Ministers “bullied” critics of ID card scheme

The head of the London School of Economics (LSE) has accused Government ministers of “bullying” academics who wrote a report criticising their plans for identity cards.

The LSE report, published earlier this week, sparked a row after it claimed the cost of ID cards could reach £19 billion over ten years, more than three times the £6 billion cost ministers have estimated.

In a Commons debate on the issue, Home Secretary Charles Clarke said the study was a “technically incompetent” piece of research which discredited LSE’s reputation.

Mr Clarke also claimed the report’s findings were “fabricated” and accused one of the academics who oversaw the study of being “partisan” because he was already set against the introduction of ID cards.

In a letter to The Times newspaper, LSE Director Howard Davies has hit back at the Home Secretary’s accusations.

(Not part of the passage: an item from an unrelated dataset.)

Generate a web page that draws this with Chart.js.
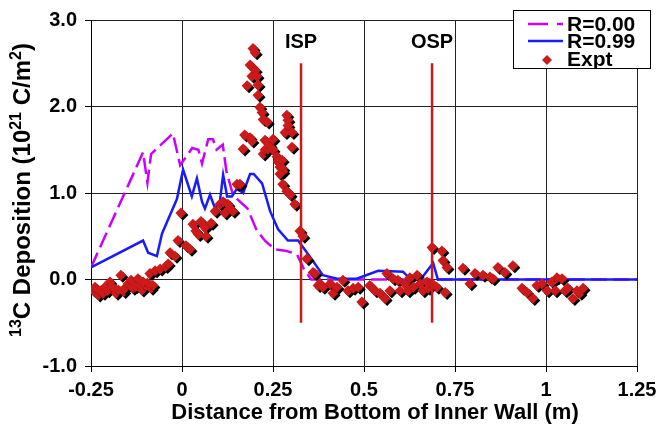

Mr Davies stressed the report was the result of six months’ work, involving contributions from 60 people, which had been overseen by a dozen LSE professors.

The academic, who said Mr Clarke had branded the research “mad” before he had even seen it, accused the Government of adopting a “bullying approach” to critics of the ID card scheme.

“The report is not, of course a ‘corporate’ LSE document. It does, however, represent the honest and considered views of a team of experts,” Mr Davies wrote.

“It is unfortunate that, on an issue where the civil liberties concerns are so serious, the Government should have chosen to adopt a bullying approach to critics whose prime motivation was to devise a scheme which might work at an acceptable cost.”

As well as highlighting concerns over costs, the LSE research also claimed the plan for ID cards lacked the trust of the public and warned the proposed system was so complex it could become a target for terrorists itself.